Rows from a dataset of charts and code:
▬▬▬

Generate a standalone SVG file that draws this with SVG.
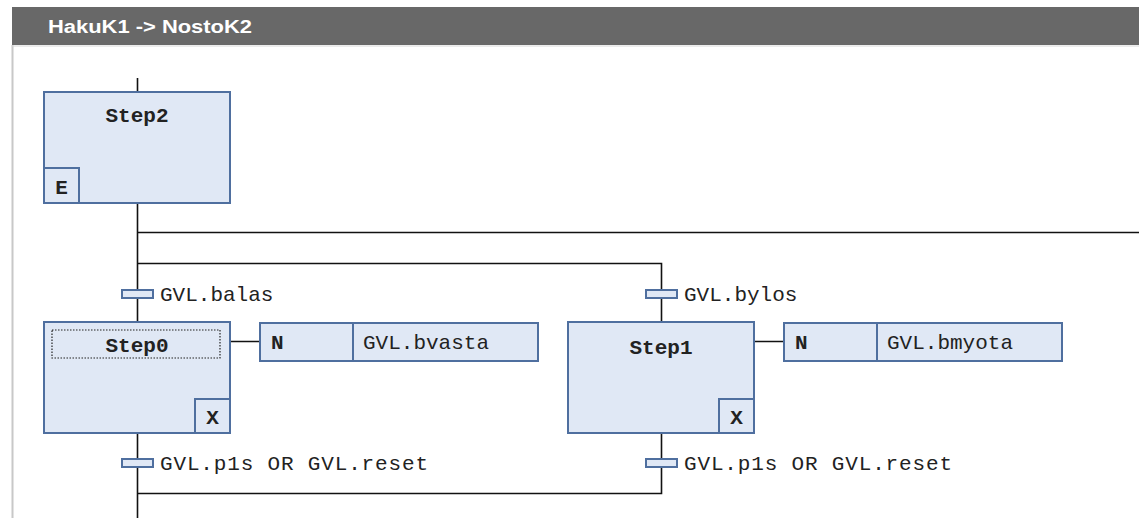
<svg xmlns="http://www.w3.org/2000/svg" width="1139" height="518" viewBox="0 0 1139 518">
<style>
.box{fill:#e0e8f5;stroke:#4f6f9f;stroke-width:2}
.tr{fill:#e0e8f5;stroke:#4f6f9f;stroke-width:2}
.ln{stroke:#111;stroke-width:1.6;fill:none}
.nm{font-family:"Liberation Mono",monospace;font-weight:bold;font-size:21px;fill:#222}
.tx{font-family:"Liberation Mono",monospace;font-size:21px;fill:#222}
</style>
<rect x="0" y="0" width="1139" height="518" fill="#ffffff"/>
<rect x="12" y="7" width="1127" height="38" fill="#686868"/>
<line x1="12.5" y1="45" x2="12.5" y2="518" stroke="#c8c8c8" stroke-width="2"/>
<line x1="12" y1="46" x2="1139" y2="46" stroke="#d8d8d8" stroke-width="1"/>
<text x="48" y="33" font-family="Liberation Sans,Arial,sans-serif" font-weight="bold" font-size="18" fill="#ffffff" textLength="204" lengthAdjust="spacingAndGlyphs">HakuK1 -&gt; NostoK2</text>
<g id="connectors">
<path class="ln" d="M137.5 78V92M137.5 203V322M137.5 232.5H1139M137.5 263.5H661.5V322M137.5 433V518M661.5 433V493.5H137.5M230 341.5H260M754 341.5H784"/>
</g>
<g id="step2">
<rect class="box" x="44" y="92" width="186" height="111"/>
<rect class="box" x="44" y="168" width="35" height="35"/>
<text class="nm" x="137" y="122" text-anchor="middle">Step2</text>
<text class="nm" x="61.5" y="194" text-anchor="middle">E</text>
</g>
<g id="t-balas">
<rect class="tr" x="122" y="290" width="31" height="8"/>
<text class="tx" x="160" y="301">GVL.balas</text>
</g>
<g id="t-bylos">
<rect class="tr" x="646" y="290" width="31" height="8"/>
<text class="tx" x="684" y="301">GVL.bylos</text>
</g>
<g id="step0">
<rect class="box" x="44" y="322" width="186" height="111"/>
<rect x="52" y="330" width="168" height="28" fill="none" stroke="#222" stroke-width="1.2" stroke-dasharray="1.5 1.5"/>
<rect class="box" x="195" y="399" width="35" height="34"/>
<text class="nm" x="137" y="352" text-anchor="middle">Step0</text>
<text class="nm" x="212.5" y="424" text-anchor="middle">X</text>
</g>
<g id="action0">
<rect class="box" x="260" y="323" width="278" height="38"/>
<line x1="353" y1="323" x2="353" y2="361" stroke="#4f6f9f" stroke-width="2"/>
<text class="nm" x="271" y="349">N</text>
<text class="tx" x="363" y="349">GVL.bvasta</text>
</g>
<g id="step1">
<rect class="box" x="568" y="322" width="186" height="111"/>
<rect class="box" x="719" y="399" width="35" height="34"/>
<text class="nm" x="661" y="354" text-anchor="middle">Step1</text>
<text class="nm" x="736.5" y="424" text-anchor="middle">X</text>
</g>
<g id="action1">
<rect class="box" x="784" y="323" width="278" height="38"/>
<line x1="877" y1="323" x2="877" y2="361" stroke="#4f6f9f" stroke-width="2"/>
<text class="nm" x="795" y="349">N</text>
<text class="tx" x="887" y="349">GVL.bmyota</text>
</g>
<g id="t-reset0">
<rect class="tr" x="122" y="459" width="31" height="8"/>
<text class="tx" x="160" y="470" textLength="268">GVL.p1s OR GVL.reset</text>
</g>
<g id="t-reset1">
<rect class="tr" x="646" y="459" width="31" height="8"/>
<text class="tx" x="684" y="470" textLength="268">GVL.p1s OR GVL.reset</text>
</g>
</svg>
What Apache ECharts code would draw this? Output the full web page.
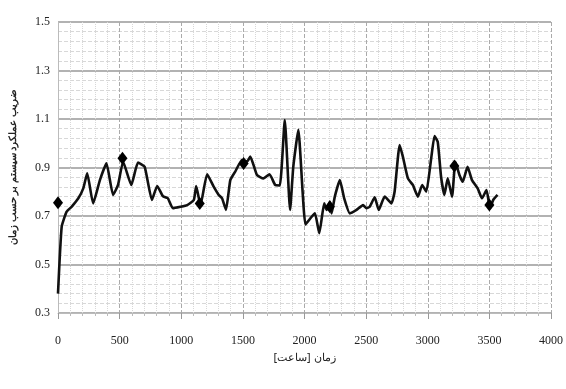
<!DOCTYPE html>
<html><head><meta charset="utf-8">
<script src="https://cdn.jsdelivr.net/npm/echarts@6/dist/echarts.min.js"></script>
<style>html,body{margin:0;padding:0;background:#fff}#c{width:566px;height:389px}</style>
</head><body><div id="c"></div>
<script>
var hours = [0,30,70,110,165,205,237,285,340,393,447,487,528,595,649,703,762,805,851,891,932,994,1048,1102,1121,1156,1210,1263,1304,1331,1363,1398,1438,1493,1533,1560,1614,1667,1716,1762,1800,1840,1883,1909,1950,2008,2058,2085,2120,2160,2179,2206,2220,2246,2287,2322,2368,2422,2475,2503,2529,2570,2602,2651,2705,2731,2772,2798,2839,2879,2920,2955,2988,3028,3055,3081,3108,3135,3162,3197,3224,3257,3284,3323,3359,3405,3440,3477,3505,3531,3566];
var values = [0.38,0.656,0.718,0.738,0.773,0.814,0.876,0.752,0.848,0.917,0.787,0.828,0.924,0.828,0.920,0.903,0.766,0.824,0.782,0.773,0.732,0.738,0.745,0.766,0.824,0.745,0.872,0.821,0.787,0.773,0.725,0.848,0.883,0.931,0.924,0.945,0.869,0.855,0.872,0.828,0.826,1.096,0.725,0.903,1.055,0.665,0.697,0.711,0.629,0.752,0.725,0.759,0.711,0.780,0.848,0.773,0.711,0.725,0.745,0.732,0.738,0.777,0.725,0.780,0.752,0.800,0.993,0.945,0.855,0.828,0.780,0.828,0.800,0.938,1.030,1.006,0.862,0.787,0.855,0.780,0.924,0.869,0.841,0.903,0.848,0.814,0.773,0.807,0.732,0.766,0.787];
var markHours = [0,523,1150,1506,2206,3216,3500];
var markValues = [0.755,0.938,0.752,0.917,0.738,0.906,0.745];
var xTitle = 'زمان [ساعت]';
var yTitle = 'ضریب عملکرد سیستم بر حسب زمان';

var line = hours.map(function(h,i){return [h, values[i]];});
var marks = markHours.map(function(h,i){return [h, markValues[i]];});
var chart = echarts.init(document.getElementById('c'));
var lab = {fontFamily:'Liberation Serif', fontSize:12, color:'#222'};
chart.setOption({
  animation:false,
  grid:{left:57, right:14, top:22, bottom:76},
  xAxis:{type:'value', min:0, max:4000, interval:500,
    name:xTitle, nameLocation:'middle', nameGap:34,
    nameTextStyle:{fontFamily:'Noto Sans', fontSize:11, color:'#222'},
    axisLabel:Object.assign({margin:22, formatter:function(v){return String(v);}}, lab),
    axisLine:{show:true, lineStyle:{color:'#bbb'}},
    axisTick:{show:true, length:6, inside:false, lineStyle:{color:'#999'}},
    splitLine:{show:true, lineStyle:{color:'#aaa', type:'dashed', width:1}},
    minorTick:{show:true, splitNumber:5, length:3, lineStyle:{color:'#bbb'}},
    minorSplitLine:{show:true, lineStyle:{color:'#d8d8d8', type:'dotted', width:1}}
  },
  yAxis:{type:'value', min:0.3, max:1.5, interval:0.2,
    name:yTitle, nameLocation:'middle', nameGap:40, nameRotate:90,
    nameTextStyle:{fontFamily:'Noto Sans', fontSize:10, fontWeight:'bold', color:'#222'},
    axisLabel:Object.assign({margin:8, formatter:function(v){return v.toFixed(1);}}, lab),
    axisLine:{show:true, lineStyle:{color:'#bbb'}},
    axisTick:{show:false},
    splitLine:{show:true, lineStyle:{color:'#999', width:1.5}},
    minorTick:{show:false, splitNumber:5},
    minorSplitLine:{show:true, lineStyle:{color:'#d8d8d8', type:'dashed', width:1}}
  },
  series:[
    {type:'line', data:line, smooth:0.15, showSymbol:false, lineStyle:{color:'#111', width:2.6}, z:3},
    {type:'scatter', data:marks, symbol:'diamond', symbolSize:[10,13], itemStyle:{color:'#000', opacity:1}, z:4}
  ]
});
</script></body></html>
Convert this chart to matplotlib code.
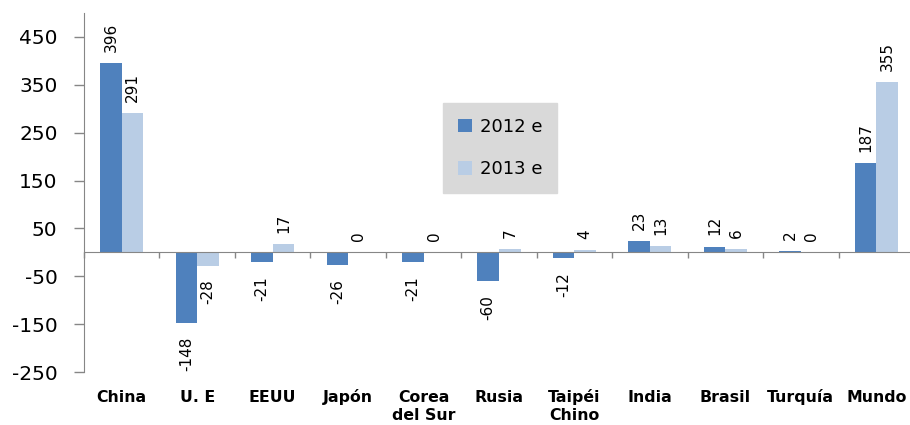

▬▬▬

TASK STATEMENT: Transcribe all the data word for word; the images stay out.

WRITTEN SOLUTION:
Generate a standalone SVG file that draws this with SVG.
<svg xmlns="http://www.w3.org/2000/svg" width="1139" height="518" viewBox="0 0 1139 518">
<style>
.box{fill:#e0e8f5;stroke:#4f6f9f;stroke-width:2}
.tr{fill:#e0e8f5;stroke:#4f6f9f;stroke-width:2}
.ln{stroke:#111;stroke-width:1.6;fill:none}
.nm{font-family:"Liberation Mono",monospace;font-weight:bold;font-size:21px;fill:#222}
.tx{font-family:"Liberation Mono",monospace;font-size:21px;fill:#222}
</style>
<rect x="0" y="0" width="1139" height="518" fill="#ffffff"/>
<rect x="12" y="7" width="1127" height="38" fill="#686868"/>
<line x1="12.5" y1="45" x2="12.5" y2="518" stroke="#c8c8c8" stroke-width="2"/>
<line x1="12" y1="46" x2="1139" y2="46" stroke="#d8d8d8" stroke-width="1"/>
<text x="48" y="33" font-family="Liberation Sans,Arial,sans-serif" font-weight="bold" font-size="18" fill="#ffffff" textLength="204" lengthAdjust="spacingAndGlyphs">HakuK1 -&gt; NostoK2</text>
<g id="connectors">
<path class="ln" d="M137.5 78V92M137.5 203V322M137.5 232.5H1139M137.5 263.5H661.5V322M137.5 433V518M661.5 433V493.5H137.5M230 341.5H260M754 341.5H784"/>
</g>
<g id="step2">
<rect class="box" x="44" y="92" width="186" height="111"/>
<rect class="box" x="44" y="168" width="35" height="35"/>
<text class="nm" x="137" y="122" text-anchor="middle">Step2</text>
<text class="nm" x="61.5" y="194" text-anchor="middle">E</text>
</g>
<g id="t-balas">
<rect class="tr" x="122" y="290" width="31" height="8"/>
<text class="tx" x="160" y="301">GVL.balas</text>
</g>
<g id="t-bylos">
<rect class="tr" x="646" y="290" width="31" height="8"/>
<text class="tx" x="684" y="301">GVL.bylos</text>
</g>
<g id="step0">
<rect class="box" x="44" y="322" width="186" height="111"/>
<rect x="52" y="330" width="168" height="28" fill="none" stroke="#222" stroke-width="1.2" stroke-dasharray="1.5 1.5"/>
<rect class="box" x="195" y="399" width="35" height="34"/>
<text class="nm" x="137" y="352" text-anchor="middle">Step0</text>
<text class="nm" x="212.5" y="424" text-anchor="middle">X</text>
</g>
<g id="action0">
<rect class="box" x="260" y="323" width="278" height="38"/>
<line x1="353" y1="323" x2="353" y2="361" stroke="#4f6f9f" stroke-width="2"/>
<text class="nm" x="271" y="349">N</text>
<text class="tx" x="363" y="349">GVL.bvasta</text>
</g>
<g id="step1">
<rect class="box" x="568" y="322" width="186" height="111"/>
<rect class="box" x="719" y="399" width="35" height="34"/>
<text class="nm" x="661" y="354" text-anchor="middle">Step1</text>
<text class="nm" x="736.5" y="424" text-anchor="middle">X</text>
</g>
<g id="action1">
<rect class="box" x="784" y="323" width="278" height="38"/>
<line x1="877" y1="323" x2="877" y2="361" stroke="#4f6f9f" stroke-width="2"/>
<text class="nm" x="795" y="349">N</text>
<text class="tx" x="887" y="349">GVL.bmyota</text>
</g>
<g id="t-reset0">
<rect class="tr" x="122" y="459" width="31" height="8"/>
<text class="tx" x="160" y="470" textLength="268">GVL.p1s OR GVL.reset</text>
</g>
<g id="t-reset1">
<rect class="tr" x="646" y="459" width="31" height="8"/>
<text class="tx" x="684" y="470" textLength="268">GVL.p1s OR GVL.reset</text>
</g>
</svg>
What Apache ECharts code would draw this? Output the full web page.
<!DOCTYPE html>
<html><head><meta charset="utf-8">
<script src="https://cdn.jsdelivr.net/npm/echarts@6/dist/echarts.min.js"></script>
<style>html,body{margin:0;padding:0;background:#fff}#c{width:566px;height:389px}</style>
</head><body><div id="c"></div>
<script>
var hours = [0,30,70,110,165,205,237,285,340,393,447,487,528,595,649,703,762,805,851,891,932,994,1048,1102,1121,1156,1210,1263,1304,1331,1363,1398,1438,1493,1533,1560,1614,1667,1716,1762,1800,1840,1883,1909,1950,2008,2058,2085,2120,2160,2179,2206,2220,2246,2287,2322,2368,2422,2475,2503,2529,2570,2602,2651,2705,2731,2772,2798,2839,2879,2920,2955,2988,3028,3055,3081,3108,3135,3162,3197,3224,3257,3284,3323,3359,3405,3440,3477,3505,3531,3566];
var values = [0.38,0.656,0.718,0.738,0.773,0.814,0.876,0.752,0.848,0.917,0.787,0.828,0.924,0.828,0.920,0.903,0.766,0.824,0.782,0.773,0.732,0.738,0.745,0.766,0.824,0.745,0.872,0.821,0.787,0.773,0.725,0.848,0.883,0.931,0.924,0.945,0.869,0.855,0.872,0.828,0.826,1.096,0.725,0.903,1.055,0.665,0.697,0.711,0.629,0.752,0.725,0.759,0.711,0.780,0.848,0.773,0.711,0.725,0.745,0.732,0.738,0.777,0.725,0.780,0.752,0.800,0.993,0.945,0.855,0.828,0.780,0.828,0.800,0.938,1.030,1.006,0.862,0.787,0.855,0.780,0.924,0.869,0.841,0.903,0.848,0.814,0.773,0.807,0.732,0.766,0.787];
var markHours = [0,523,1150,1506,2206,3216,3500];
var markValues = [0.755,0.938,0.752,0.917,0.738,0.906,0.745];
var xTitle = 'زمان [ساعت]';
var yTitle = 'ضریب عملکرد سیستم بر حسب زمان';

var line = hours.map(function(h,i){return [h, values[i]];});
var marks = markHours.map(function(h,i){return [h, markValues[i]];});
var chart = echarts.init(document.getElementById('c'));
var lab = {fontFamily:'Liberation Serif', fontSize:12, color:'#222'};
chart.setOption({
  animation:false,
  grid:{left:57, right:14, top:22, bottom:76},
  xAxis:{type:'value', min:0, max:4000, interval:500,
    name:xTitle, nameLocation:'middle', nameGap:34,
    nameTextStyle:{fontFamily:'Noto Sans', fontSize:11, color:'#222'},
    axisLabel:Object.assign({margin:22, formatter:function(v){return String(v);}}, lab),
    axisLine:{show:true, lineStyle:{color:'#bbb'}},
    axisTick:{show:true, length:6, inside:false, lineStyle:{color:'#999'}},
    splitLine:{show:true, lineStyle:{color:'#aaa', type:'dashed', width:1}},
    minorTick:{show:true, splitNumber:5, length:3, lineStyle:{color:'#bbb'}},
    minorSplitLine:{show:true, lineStyle:{color:'#d8d8d8', type:'dotted', width:1}}
  },
  yAxis:{type:'value', min:0.3, max:1.5, interval:0.2,
    name:yTitle, nameLocation:'middle', nameGap:40, nameRotate:90,
    nameTextStyle:{fontFamily:'Noto Sans', fontSize:10, fontWeight:'bold', color:'#222'},
    axisLabel:Object.assign({margin:8, formatter:function(v){return v.toFixed(1);}}, lab),
    axisLine:{show:true, lineStyle:{color:'#bbb'}},
    axisTick:{show:false},
    splitLine:{show:true, lineStyle:{color:'#999', width:1.5}},
    minorTick:{show:false, splitNumber:5},
    minorSplitLine:{show:true, lineStyle:{color:'#d8d8d8', type:'dashed', width:1}}
  },
  series:[
    {type:'line', data:line, smooth:0.15, showSymbol:false, lineStyle:{color:'#111', width:2.6}, z:3},
    {type:'scatter', data:marks, symbol:'diamond', symbolSize:[10,13], itemStyle:{color:'#000', opacity:1}, z:4}
  ]
});
</script></body></html>
Convert this chart to matplotlib code.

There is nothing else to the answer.